Hi guys, somehow after a couple years of not doing math I got a bit rusty...
How do I solve x^3+3x^2-4=0 ?

I'm kinda stuck? I figured factorizing but I can't seem to find any good factors :/

2. Oct 28, 2013

### hilbert2

You can factorize it as $x^{3}+3x^{2}-4=(x-1)(x^{2}+4x+4)$. When looking for zeroes of a polynomial $ax^{3}+bx^{2}+cx+d$ with integer coefficients $a,b,c,d$, try the integer divisors of constant term $d$. (here the divisors of -4 are 1,-1,2,-2,4 and -4)

3. Oct 28, 2013

### economicsnerd

To elaborate on the above:
- When you're looking for zeroes of $ax^3+bx^2+cx+d$ with $a,b,c,d$ all integers, then try for everything of the form $\frac{m}{n}$ with $m$ a divisor of $d$ and $n$ a divisor of $a$. Of course, when $a=1$ (as in your example), it's exactly as hilbert2 said.
- If $r$ is a zero of your polynomial, then $(x-r)$ is a factor. i.e.
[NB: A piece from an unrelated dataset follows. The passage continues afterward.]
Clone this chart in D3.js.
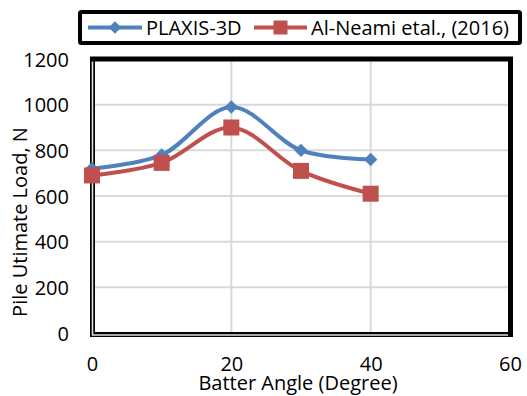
<!DOCTYPE html>
<html>
<head>
<meta charset="utf-8">
<script src="https://cdn.jsdelivr.net/npm/d3@7"></script>
<style>
  html, body { margin: 0; padding: 0; background: #fff; }
  svg { display: block; }
  text { font-family: "Open Sans", "DejaVu Sans", sans-serif; fill: #000; }
</style>
</head>
<body>
<svg id="chart" width="527" height="396"></svg>
<script>
// Batter angle (degrees) and ultimate pile load (N)
const batterAngles = [0, 10, 20, 30, 40];
const plaxisLoads  = [720, 780, 990, 800, 760];
const alNeamiLoads = [690, 745, 900, 710, 610];

const xTicks = [0, 20, 40, 60];
const yTicks = [0, 200, 400, 600, 800, 1000, 1200];

const seriesNames = ["PLAXIS-3D", "Al-Neami etal., (2016)"];
const seriesColors = ["#4F81BD", "#C0504D"];

const svg = d3.select("#chart");

const x = d3.scaleLinear().domain([0, 60]).range([92, 510]);
const y = d3.scaleLinear().domain([0, 1200]).range([333, 59]);

// gridlines
const grid = svg.append("g");
grid.selectAll("line.h").data(yTicks.slice(1, -1)).join("line")
  .attr("x1", x(0)).attr("x2", x(60))
  .attr("y1", d => y(d)).attr("y2", d => y(d))
  .attr("stroke", "#D9D9D9").attr("stroke-width", 2);
grid.selectAll("line.v").data(xTicks.slice(1, -1)).join("line")
  .attr("x1", d => x(d)).attr("x2", d => x(d))
  .attr("y1", y(1200)).attr("y2", y(0))
  .attr("stroke", "#D9D9D9").attr("stroke-width", 2);

// plot frame: heavy black border with a double line on the left and bottom
svg.append("rect")
  .attr("x", x(0) + 0.5).attr("y", y(1200))
  .attr("width", x(60) - x(0)).attr("height", y(0) - y(1200) + 1.5)
  .attr("fill", "none").attr("stroke", "#000").attr("stroke-width", 5);
svg.append("path")
  .attr("d", `M${x(0) + 0.5},${y(1200) + 2.5} V${y(0) + 2} H${x(60) - 2}`)
  .attr("fill", "none").attr("stroke", "#E0E0E0").attr("stroke-width", 1.6);

// axes labels
const fmt = d3.format("d");
const yAxis = d3.axisLeft(y).tickValues(yTicks).tickFormat(fmt).tickSize(0).tickPadding(0);
svg.append("g").attr("transform", "translate(69,0)").call(yAxis)
  .call(g => g.select(".domain").remove())
  .selectAll("text").attr("font-size", 20).attr("dy", "0.36em")
  .style("font-family", "'Open Sans', sans-serif").attr("fill", "#000");

const xAxis = d3.axisBottom(x).tickValues(xTicks).tickFormat(fmt).tickSize(0).tickPadding(0);
svg.append("g").attr("transform", "translate(0,357)").call(xAxis)
  .call(g => g.select(".domain").remove())
  .selectAll("text").attr("font-size", 20).attr("dy", "0.71em")
  .style("font-family", "'Open Sans', sans-serif").attr("fill", "#000");

svg.append("text")
  .attr("x", 298).attr("y", 390)
  .attr("text-anchor", "middle").attr("font-size", 20)
  .text("Batter Angle (Degree)");

svg.append("text")
  .attr("transform", "translate(27,222) rotate(-90)")
  .attr("text-anchor", "middle").attr("font-size", 20)
  .text("Pile Utimate Load, N");

// series lines (smoothed)
const line = d3.line()
  .x(d => x(d[0])).y(d => y(d[1]))
  .curve(d3.curveCatmullRom.alpha(0.5));

const series = [
  batterAngles.map((a, i) => [a, plaxisLoads[i]]),
  batterAngles.map((a, i) => [a, alNeamiLoads[i]])
];

series.forEach((pts, k) => {
  svg.append("path").datum(pts)
    .attr("d", line)
    .attr("fill", "none")
    .attr("stroke", seriesColors[k])
    .attr("stroke-width", 4)
    .attr("stroke-linejoin", "round");
});

// markers: diamonds for PLAXIS-3D, squares for Al-Neami
svg.append("g").selectAll("path").data(series[0]).join("path")
  .attr("transform", d => `translate(${x(d[0])},${y(d[1])}) rotate(45)`)
  .attr("d", d3.symbol().type(d3.symbolSquare).size(90))
  .attr("fill", seriesColors[0]);

svg.append("g").selectAll("rect").data(series[1]).join("rect")
  .attr("x", d => x(d[0]) - 8).attr("y", d => y(d[1]) - 8)
  .attr("width", 16).attr("height", 16)
  .attr("fill", seriesColors[1]);

// legend
const legend = svg.append("g");
legend.append("rect")
  .attr("x", 80).attr("y", 12).attr("width", 440).attr("height", 31)
  .attr("fill", "#fff").attr("stroke", "#000").attr("stroke-width", 4).attr("rx", 1.5);

const legendItems = [
  { x0: 88, x1: 142, tx: 146 },
  { x0: 254, x1: 307, tx: 311 }
];
legendItems.forEach((it, k) => {
  const cy = 27.5;
  legend.append("line")
    .attr("x1", it.x0).attr("x2", it.x1).attr("y1", cy).attr("y2", cy)
    .attr("stroke", seriesColors[k]).attr("stroke-width", 4);
  const cx = (it.x0 + it.x1) / 2;
  if (k === 0) {
    legend.append("path")
      .attr("transform", `translate(${cx},${cy}) rotate(45)`)
      .attr("d", d3.symbol().type(d3.symbolSquare).size(80))
      .attr("fill", seriesColors[k]);
  } else {
    legend.append("rect")
      .attr("x", cx - 7).attr("y", cy - 7).attr("width", 14).attr("height", 14)
      .attr("fill", seriesColors[k]);
  }
  legend.append("text")
    .attr("x", it.tx).attr("y", cy).attr("dy", "0.36em")
    .attr("font-size", 20)
    .text(seriesNames[k]);
});
</script>
</body>
</html>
If $p(r)=0$, then $p$ is of the form $p(x)=(x-r)q(x)$ for some polynomial $q$.

4. Oct 28, 2013

### Elpinetos

Thank you guys. I don't know where I went wrong, I got 1 as a solution, but I must've screwed up during polynomial divison.
Oh well, it's been a long day.
Thank you :)

5. Oct 28, 2013

### Staff: Mentor

x = 1 IS a solution of x3 + 3x2 - 4 = 0, which means that x - 1 is a factor. There are two more solutions.